Soon, we were in the city, which was nothing like I had expected. Thousands of motorcycles zooming by us, on good roads, with no stop signs or stoplights. Although there were sidewalks, we were usually forced to walk in the streets with the motorcycles since the sidewalk was basically a parking lot for bikes not in use. There were few particularly tall buildings. Many buildings were quite narrow and long, representing, I was told, the response to Vietnam ‘s parcel distribution laws. The French influence on architecture and food was very obvious. There are many Westerners here, and interestingly, every one of them who lives in Hanoi is working with some form of development firm.

The use of English was extremely widespread, making knowledge of Vietnam only useful if we wished to know what people were saying behind our backs. I feel they must be saying something about us behind our backs—I find it hard to believe that there is a nation of people out there as polite as the Vietnamese. When we sat down to dinner, food would not be served until a table was full, to guarantee everyone had fair access to hot food. When we first got to the hotel, these tiny Vietnamese men insisted on taking our luggage up the three flights of stairs, then refused any form of tipping or compensation. When wandering around a Confucius temple one day, a young Vietnamese girl came up to me and said, in flawless English, that she would like to give me a tour of the temple and use the opportunity to practice her English skills. These are just a few examples of their kindness.

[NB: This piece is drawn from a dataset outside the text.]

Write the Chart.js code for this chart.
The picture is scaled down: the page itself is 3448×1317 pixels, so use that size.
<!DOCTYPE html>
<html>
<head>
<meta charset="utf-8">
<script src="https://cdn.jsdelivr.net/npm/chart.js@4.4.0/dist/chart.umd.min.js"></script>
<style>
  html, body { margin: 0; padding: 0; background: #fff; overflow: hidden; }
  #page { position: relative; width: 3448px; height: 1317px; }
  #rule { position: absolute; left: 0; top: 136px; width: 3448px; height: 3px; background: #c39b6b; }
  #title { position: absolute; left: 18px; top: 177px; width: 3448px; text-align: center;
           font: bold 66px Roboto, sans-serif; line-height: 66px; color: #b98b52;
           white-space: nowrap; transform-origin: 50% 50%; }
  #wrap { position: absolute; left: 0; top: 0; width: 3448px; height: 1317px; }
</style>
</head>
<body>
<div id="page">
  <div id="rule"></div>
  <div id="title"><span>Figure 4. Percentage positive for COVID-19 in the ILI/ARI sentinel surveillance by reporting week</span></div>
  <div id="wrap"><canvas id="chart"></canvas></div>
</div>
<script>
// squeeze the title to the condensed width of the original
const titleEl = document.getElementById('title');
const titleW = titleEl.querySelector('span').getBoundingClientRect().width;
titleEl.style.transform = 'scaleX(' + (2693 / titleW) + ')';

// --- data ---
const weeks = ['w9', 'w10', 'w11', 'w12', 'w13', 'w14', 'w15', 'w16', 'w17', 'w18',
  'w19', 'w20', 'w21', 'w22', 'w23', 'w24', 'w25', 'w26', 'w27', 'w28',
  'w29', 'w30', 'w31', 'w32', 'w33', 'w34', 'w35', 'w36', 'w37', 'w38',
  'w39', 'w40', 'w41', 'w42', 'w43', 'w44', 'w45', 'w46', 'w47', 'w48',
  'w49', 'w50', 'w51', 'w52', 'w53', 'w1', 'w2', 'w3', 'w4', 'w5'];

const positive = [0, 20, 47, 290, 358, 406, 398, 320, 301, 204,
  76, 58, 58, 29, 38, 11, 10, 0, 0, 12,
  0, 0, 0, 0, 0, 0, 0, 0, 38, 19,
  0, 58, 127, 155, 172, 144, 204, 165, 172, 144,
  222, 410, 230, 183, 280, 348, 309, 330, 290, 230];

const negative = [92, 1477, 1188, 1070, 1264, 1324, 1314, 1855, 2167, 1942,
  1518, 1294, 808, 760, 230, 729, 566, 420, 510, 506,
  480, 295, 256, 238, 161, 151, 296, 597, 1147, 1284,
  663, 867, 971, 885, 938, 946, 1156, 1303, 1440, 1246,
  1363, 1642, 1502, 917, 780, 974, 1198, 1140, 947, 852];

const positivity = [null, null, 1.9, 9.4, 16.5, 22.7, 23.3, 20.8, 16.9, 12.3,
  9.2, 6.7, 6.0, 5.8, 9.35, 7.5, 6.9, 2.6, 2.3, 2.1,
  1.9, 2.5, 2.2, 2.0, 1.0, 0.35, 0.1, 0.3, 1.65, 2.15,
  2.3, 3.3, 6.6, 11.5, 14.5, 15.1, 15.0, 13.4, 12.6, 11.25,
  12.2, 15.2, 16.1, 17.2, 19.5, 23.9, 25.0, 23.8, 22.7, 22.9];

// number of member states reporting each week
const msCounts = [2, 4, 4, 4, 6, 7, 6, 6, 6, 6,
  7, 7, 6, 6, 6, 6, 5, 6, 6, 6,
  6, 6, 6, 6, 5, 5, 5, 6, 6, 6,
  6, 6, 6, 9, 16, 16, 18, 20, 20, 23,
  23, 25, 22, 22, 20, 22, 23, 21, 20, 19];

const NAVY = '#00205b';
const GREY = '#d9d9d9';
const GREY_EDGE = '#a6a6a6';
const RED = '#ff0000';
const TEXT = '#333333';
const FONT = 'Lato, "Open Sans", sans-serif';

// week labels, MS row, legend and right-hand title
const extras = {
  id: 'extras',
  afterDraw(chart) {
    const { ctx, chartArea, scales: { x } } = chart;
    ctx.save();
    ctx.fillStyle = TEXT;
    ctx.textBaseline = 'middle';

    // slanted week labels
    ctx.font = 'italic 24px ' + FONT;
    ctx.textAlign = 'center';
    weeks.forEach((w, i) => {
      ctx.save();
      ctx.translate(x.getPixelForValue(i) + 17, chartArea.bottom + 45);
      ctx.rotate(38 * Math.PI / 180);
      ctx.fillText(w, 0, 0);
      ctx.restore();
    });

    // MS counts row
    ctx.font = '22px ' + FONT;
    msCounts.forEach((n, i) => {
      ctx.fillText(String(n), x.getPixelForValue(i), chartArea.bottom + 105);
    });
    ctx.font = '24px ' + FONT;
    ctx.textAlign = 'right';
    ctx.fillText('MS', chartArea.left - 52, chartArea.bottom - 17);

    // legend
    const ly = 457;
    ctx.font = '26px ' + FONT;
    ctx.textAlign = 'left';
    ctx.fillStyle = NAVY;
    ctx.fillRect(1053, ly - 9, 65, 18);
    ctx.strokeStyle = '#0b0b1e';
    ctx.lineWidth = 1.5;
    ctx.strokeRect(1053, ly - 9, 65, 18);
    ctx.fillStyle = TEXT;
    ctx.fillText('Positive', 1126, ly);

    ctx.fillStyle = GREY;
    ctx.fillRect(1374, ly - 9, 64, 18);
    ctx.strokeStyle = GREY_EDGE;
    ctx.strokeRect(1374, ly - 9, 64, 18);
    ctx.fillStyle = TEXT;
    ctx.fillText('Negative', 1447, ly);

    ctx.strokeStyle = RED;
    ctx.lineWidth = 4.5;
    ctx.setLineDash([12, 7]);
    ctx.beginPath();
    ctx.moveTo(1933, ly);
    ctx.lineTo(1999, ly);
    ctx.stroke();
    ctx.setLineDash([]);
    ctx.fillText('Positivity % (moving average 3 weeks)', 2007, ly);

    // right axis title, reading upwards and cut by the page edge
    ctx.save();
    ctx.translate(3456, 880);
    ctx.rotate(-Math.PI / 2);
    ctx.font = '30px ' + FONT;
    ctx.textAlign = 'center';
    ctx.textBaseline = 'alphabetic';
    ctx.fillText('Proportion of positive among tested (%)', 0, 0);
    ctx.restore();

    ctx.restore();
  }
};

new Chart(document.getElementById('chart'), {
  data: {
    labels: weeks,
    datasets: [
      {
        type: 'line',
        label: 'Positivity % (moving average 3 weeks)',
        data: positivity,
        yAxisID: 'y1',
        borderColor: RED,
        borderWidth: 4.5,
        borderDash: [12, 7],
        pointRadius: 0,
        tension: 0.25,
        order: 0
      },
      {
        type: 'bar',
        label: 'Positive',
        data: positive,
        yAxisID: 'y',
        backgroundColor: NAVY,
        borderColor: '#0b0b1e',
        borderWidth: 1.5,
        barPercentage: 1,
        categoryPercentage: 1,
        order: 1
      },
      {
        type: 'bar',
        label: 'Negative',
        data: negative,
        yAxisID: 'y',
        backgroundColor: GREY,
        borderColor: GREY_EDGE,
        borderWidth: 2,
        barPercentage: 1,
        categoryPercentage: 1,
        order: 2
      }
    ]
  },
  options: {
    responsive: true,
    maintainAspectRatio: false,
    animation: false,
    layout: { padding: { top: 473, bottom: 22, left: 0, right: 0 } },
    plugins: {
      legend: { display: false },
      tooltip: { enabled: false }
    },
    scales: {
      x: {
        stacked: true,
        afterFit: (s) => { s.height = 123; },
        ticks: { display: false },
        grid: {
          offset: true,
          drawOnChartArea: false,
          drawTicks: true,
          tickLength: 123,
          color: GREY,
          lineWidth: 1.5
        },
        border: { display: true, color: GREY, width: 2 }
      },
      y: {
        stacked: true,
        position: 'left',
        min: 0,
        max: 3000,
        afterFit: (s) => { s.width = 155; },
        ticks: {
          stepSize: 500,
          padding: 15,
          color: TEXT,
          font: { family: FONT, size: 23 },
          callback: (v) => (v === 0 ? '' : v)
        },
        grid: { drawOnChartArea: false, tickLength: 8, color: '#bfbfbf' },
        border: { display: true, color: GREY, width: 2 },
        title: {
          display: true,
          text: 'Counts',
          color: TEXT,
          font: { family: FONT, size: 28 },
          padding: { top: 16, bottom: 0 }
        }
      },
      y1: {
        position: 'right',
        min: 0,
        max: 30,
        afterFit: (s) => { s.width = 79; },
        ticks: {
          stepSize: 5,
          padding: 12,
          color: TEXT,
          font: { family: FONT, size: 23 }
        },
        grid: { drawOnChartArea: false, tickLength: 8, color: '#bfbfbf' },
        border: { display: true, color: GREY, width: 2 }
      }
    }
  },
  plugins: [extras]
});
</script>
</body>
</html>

This is not to say that there have not been any hostile acts towards us. A postcard seller flicked off a friend and me because we refused to look at his goods and buy anything. Another one of my classmates was grabbed by a Vietnamese man who kept telling her to come with him, and the security guards at the hotel did nothing to stop the act. While shopping one day, a student pointed at a lady on the street cooking something. The student had had the food before and was talking about how good it was. The lady looked up and yelled something in Vietnamese at the girl that translated to, “You don’t need to stare!”

I am sure this lady’s instantaneous reaction is justified. In many ways, it is hard to step into a society so different from your own and resist the temptation to stare and point. It is even harder when you are continuously being stared and pointed at. It is also easy to see only what you wish to see. The poor and homeless people in Guangzhou are the least recalled of my memories of China, but the feeling of poverty I felt in that city is still significantly vivid.

What you have just read is what I remember of what I saw. There are many gaps. There are gaps in observation, comprehension, acknowledgement, contact… the list can go on. I can say that I have a fair notion of what the wealthier (yet still poor) minority of the population of South Korea, China, and Vietnam live like. I can also say that there was a definite feeling of forthcoming change in all these countries, which are all incredibly different from the United States cities with which I am familiar, but which I feel are everyday becoming more like the ones at home.

Those were some of the things I saw.